Disons-le tout net : il s’agit du spectacle le plus marquant vu depuis le début de l’année, qui donne envie de découvrir plus avant le travail de cet artiste russe, désormais installé en Europe de l’Ouest. En 2019, la critique du conflit guerrier avec l’Ukraine, présente dans son adaptation de Don Pasquale, a en effet conduit à l’annulation immédiate du spectacle donné au Bolchoï : de quoi sonner le glas de ses ambitions en Russie, qui avaient pourtant été récompensées dès 2014 par un Masque d’or (l’équivalent de nos Molières).

Proche des audaces d’un Tcherniakov, aussi bien dans la réalisation visuelle très soignée (splendides éclairages revisités tout du long avec maestria) que dans un enrichissement constant du livret, le travail de Kouliabine consiste à dédoubler l’action en deux tableaux distincts, à plusieurs moments clés de l’ouvrage : dès le début, la Comtesse est ainsi représentée sous les traits de Juna Davitashvili (1949‑2015), une guérisseuse et cartomancienne aux allures de gourou, tandis que la guerre rôde par tous les interstices. Les images d’archives situent le récit dans les années 1980, après l’invasion de l’Afghanistan. Dans ce contexte, Hermann apparaît comme un traumatisé qui ne se remet pas des atrocités de la guerre, conduisant à plusieurs scènes de groupe saisissantes, notamment en fin d’ouvrage.
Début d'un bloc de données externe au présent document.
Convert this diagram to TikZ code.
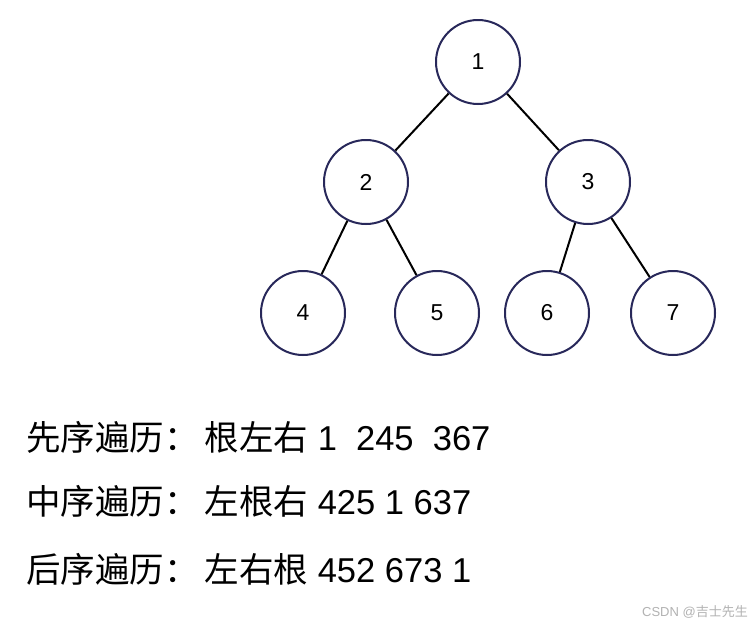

Parmi les nombreuses trouvailles mises en avant, Kouliabine a la bonne idée de muscler le rôle du Prince, promis initialement à Lisa, pour lui prêter un amant : la scène des adieux entre Hermann et sa promise, ici transposée sur un quai de gare contemporain, voit le Prince quitter en parallèle son prétendant avec une pudeur touchante, notamment lorsqu’ils éludent un dernier baiser en public. Plus généralement, toutes les scènes secondaires chargées de détendre l’atmosphère du drame, souvent dévolues au chœur, trouvent ici une illustration scénique mieux intégrée à l’action, à même d’enrichir le livret écrit par Modeste Tchaïkovski, le plus proche des frères cadets du compositeur.
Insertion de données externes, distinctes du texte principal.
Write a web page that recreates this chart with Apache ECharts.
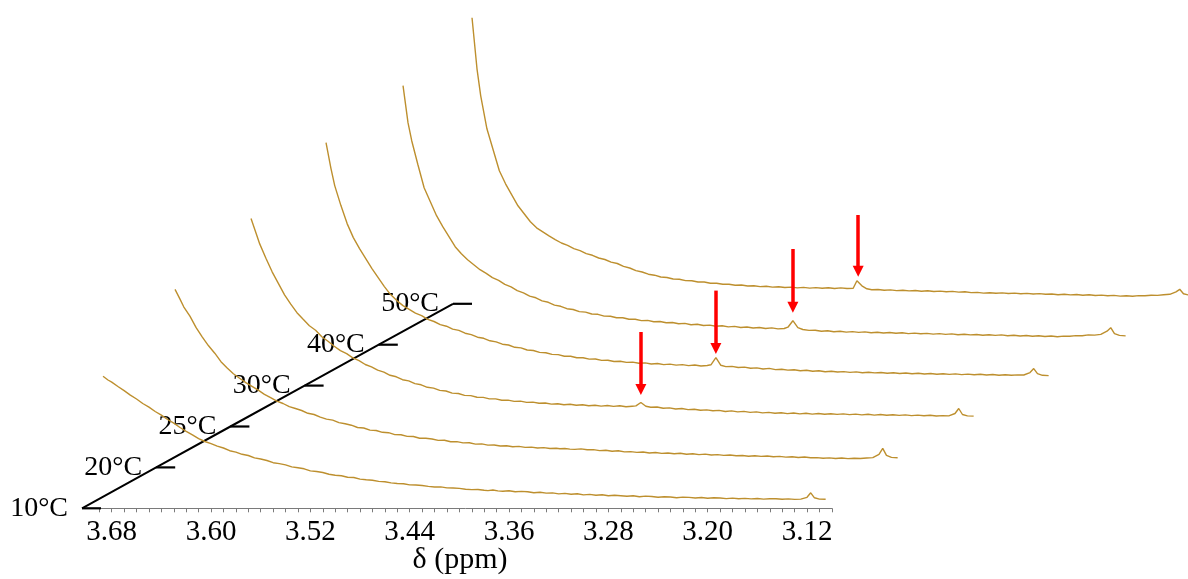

Tout connaisseur des péripéties initialement prévues se délecte ainsi de l’enrichissement du récit, sans que le profane ne soit pour autant gêné par une lecture au premier degré, également possible. C’est sans doute là la marque des plus grands que de parvenir à une telle synthèse, permettant de satisfaire les goûts des plus curieux, comme des autres. Face à cette mise en scène de haut vol, la direction de Daniele Rustioni se situe sur les mêmes cimes, en embrassant de sa fougue coutumière les envolées de Tchaïkovski, en des verticalités altières. L’attention à la construction des crescendos, comme à la pulsation rythmique des graves (délibérément appuyés), donne beaucoup de relief à l’orchestre, en véritable acteur du drame. Avec des chœurs toujours aussi bien préparés par Benedict Kearns, on tient là un autre atout décisif de la soirée.
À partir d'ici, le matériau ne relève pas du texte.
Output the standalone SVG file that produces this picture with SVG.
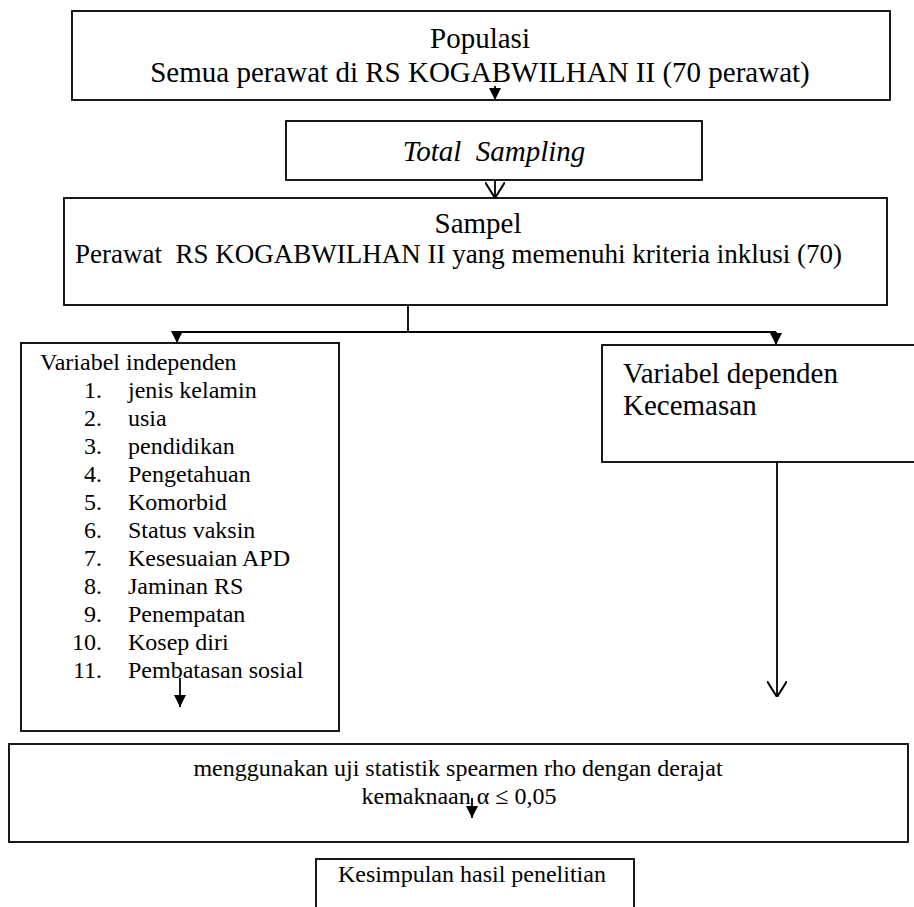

Le plateau vocal n’est pas moins impressionnant de classe internationale, jusque dans le moindre second rôle. Ainsi de l’Hermann déchirant de vérité théâtrale de Dmitry Golovnin, à la voix blanche articulée au service d’une parfaite prononciation, de même qu’une très investie Elena Guseva (Lisa), qui brule les planches à force de prises de risques, tout en faisant valoir un instrument puissamment incarné, d’une belle longueur de souffle. Le chant techniquement plus parfait d’Olga Syniakova (Polina, Milovzor) n’offre malheureusement pas les mêmes possibilités du fait de son rôle moins dramatique, à l’instar de celui de la parfaite Elena Zaremba (Comtesse). Les phrasés infinis de nuances de Konstantin Shushakov donnent une hauteur de vue bienvenue à son rôle princier, tandis que Pavel Yankovsky (Comte Tomsky, Zlatogor) montre un côté plus animal dans ses rugosités ravageuses dans les graves.

Après L’Enchanteresse en 2019, l’Opéra de Lyon poursuit donc avec bonheur l’exploration du legs lyrique de Tchaïkovski, qui souffre encore d’un déficit de notoriété par rapport à ses ballets ou symphonies.